[plt-scheme] Unicode on the cheap

From: Joe Marshall (jrm at ccs.neu.edu)
Date: Mon Jan 26 10:25:55 EST 2004

Robby Findler <robby at cs.uchicago.edu> writes:

> Can you explain to the unenlightened Schemer what UTF-8 really is
> about? (or perhaps provide a pointer?). It's hard to understand the
> level of detail in your message without some kind of introduction to
> UTF-8.....

For those that want the absolute bare minimum, here it is:

Unicode can be thought of as a character set with (expt 2 21)
characters (technically, some of the things in Unicode are not
`characters', so they are called `code points').  If you don't wish to
communicate with other applications, you can represent these any way
you wish, but if you want to communicate with other applications, you
have to agree on the representation.  The Unicode Consortium defines
several different encodings.  Each encoding has advantages and
drawbacks.  Here are the most popular:

UTF-32LE  Each code point is a 32-bit value that is held as 4
          sequential bytes with the least significant byte first
          (little endian).

UTF-32BE  Each code point is a 32-bit value that is held as 4
          sequential bytes with the most significant byte first
          (big endian).

UTF-32    Each code point is a 32-bit value.  If serialized into
          bytes, this is ambiguous, but Unicode allows for a
          `byte-order mark' (BOM) to be placed at the front of the
          character stream.

UTF-8     Each code point is encoded as 1-6 bytes as follows:
          If the most significant bit of the first byte is zero, then
          it is the only byte and the code is the value of the next
          seven bits.  Otherwise, the most significant bit is one, and
          the number of additional bytes is encoded in UNARY in the
          immedately following bits, followed by a zero bit.  Each
          additional byte must have a `10' in the most significant
          position, leaving six bits available for the code.

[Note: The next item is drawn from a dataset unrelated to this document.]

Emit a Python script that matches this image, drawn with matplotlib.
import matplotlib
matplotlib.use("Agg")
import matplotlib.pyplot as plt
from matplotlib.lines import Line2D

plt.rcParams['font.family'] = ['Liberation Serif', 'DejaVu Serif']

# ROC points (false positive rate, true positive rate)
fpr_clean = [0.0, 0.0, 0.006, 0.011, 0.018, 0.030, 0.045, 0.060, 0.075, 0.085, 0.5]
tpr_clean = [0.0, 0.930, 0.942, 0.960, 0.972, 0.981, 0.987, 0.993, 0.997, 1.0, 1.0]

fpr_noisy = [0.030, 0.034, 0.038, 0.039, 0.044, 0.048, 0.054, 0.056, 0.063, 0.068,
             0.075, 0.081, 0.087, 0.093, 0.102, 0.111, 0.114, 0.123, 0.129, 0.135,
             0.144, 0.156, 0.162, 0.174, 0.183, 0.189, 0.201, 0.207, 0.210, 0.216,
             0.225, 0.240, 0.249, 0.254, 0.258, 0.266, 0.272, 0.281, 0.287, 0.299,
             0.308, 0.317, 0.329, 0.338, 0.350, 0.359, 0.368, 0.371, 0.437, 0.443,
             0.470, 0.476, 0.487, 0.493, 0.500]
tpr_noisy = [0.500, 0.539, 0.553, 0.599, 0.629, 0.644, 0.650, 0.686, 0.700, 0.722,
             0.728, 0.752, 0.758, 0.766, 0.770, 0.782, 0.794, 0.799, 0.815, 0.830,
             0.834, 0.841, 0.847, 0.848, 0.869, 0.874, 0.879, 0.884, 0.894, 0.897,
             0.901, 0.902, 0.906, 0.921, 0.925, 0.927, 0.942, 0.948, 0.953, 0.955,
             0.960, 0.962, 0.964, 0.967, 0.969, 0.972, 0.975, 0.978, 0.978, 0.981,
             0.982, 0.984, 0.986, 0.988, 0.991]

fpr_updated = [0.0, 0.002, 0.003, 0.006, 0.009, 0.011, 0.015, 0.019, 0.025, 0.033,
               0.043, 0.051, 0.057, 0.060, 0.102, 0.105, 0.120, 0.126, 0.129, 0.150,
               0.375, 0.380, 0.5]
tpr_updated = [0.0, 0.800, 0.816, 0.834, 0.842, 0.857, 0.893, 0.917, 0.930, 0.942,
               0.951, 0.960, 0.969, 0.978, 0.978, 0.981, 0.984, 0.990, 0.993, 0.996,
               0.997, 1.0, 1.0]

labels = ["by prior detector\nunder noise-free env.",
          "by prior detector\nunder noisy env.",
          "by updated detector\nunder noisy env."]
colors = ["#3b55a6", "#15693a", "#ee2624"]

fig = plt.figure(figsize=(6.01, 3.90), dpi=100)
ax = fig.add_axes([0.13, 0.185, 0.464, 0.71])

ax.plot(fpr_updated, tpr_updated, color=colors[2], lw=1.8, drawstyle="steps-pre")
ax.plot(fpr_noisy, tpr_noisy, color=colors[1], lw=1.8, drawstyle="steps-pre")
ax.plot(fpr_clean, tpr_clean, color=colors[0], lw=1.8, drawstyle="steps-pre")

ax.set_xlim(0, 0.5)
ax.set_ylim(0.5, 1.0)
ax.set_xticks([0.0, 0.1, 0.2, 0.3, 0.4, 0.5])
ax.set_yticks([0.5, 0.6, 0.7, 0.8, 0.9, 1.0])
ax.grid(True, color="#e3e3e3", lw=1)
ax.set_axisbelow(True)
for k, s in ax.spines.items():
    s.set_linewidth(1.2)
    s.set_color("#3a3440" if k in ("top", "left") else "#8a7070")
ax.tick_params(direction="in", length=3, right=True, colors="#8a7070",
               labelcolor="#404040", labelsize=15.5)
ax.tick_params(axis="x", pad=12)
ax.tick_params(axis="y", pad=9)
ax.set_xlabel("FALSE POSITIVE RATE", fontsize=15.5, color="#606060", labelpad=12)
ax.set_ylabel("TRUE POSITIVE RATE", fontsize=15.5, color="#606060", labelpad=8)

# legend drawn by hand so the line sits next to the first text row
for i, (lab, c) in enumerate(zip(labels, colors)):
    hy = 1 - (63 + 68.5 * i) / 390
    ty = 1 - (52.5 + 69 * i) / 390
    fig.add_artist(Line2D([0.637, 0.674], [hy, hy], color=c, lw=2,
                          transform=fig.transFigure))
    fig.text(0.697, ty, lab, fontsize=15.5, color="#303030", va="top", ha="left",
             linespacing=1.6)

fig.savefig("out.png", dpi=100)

          Example:  The copyright character
                    U+00A9 = 0000 0000 1010 1001

          110 00010  10 101001 = #xC2 #xA9

          Example:  The not-equal-to character 
                    U+2260 = 0010 0010 0110 0000

          1110 0010  10 001001  10 100000 = 0xE2 0x89 0xA0

  (A quick digression.  Unicode 2.0 had only (expt 2 16) characters.
  The obvious encoding is as 2-bytes, and this was called the
  `Universal Character Set'.  Of course, 2-bytes is enough for any
  character...NOT.  Fortunately, a good chunk of the 16-bit space had
  not yet been assigned, so codes from #xD800 through #xDFFF were
  reserved to allow an escape mechanism (surrogate characters).

  Ok, this is a major kludge, but the thing is this:  The vast
  majority of glyphs in major use (other than Chinese) fit in the
  16-bit space.  So if you are willing to punt, you can support *most*
  of Unicode with 16-bit characters.  This is grudgingly allowed.)

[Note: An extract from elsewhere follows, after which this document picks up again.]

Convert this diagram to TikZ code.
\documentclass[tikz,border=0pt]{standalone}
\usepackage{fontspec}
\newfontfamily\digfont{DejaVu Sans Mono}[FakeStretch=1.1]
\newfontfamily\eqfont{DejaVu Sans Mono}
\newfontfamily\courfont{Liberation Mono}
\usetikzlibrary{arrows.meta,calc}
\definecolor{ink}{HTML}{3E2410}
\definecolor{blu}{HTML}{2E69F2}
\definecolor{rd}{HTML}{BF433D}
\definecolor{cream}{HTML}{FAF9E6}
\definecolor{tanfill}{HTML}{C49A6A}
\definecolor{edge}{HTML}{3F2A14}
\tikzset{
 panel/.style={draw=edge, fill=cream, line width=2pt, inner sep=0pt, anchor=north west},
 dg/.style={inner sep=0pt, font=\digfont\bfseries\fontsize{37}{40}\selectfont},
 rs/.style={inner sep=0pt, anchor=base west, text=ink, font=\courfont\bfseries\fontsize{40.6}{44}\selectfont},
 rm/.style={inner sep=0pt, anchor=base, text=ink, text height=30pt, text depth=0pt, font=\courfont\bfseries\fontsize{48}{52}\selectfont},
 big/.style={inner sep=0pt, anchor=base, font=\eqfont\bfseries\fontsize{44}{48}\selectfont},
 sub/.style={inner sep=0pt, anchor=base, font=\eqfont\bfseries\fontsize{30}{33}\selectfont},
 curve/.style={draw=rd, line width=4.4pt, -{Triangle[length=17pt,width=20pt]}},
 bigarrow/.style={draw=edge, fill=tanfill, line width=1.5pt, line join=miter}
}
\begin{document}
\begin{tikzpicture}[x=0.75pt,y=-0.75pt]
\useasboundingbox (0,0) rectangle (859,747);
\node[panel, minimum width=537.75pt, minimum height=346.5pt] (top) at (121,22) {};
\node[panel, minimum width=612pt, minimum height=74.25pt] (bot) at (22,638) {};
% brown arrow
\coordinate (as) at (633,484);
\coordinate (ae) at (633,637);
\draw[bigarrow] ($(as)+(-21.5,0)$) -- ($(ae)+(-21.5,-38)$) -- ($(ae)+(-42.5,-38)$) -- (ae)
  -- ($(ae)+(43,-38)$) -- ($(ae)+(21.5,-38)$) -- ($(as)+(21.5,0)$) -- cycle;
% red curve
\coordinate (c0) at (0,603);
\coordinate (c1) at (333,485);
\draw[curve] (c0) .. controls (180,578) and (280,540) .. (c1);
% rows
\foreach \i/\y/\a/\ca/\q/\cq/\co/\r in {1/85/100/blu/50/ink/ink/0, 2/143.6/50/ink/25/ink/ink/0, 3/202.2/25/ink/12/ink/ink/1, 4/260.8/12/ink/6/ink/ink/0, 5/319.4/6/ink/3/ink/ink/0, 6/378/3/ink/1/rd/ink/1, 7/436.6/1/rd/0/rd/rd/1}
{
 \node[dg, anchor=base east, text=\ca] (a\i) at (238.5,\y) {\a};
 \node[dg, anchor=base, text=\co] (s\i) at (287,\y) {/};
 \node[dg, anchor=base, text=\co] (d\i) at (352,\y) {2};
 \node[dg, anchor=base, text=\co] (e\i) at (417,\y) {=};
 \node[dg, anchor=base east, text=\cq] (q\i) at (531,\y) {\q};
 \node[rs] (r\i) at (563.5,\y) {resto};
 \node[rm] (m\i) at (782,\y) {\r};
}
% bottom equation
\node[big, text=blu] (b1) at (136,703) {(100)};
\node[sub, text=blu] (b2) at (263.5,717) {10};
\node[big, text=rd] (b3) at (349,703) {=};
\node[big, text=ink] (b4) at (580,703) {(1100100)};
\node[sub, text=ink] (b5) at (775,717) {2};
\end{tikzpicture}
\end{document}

UCS-2     A 16-bit subset of Unicode that doesn't include the
          surrogate sequences.

  `Surrogate characters' are pairs of 16-bit codes where the first
  byte must have D8, D9, DA, or DB as the top nybble and the second
  byte must have DC, DD, DE, or DF as the top.  This gives you just
  enough bits to encode the parts of unicode you can't normally get
  to.

UTF-16LE  Code points U+000000 through U+00CFFE are represented by
          encoding only the bottom 16 bits in a pair of bytes, least
          significant byte first.  Surrogate characters are used for
          the high codes.

UTF-16BE  Code points U+000000 through U+00CFFE are represented by
          encoding only the bottom 16 bits in a pair of bytes, most
          significant byte first.  Surrogate characters are used for
          the high codes.

UTF-16    Code points U+000000 through U+00CFFE are represented by
          encoding only the bottom 16 bits.  Surrogate characters are
          used for the high codes.

-----------

The advantage of UTF-8 is this:

  - ASCII codes are unchanged.

  - Most latin characters (which are mostly ascii) are one byte long,
    but few extra european characters are two bytes.

  - Byte ordering isn't ambiguous.

  - Strings are null terminated.

  - Because of the funky encoding, it is self-synchronizing.  You
    cannot do a string search for `foo' and accidentally end up in the
    `middle' of a character.

The disadvantages are:

  - You cannot index into a string without scanning from the start.

  - Eastern languages (Indian, Chinese, etc.) require 3-bytes per
    character to encode rather than one byte.  Believe it or not, this
    is percieved by some as an *intentional* slight against eastern
    cultures.


-------------------------

A question for Matthew:  Why not UTF-16?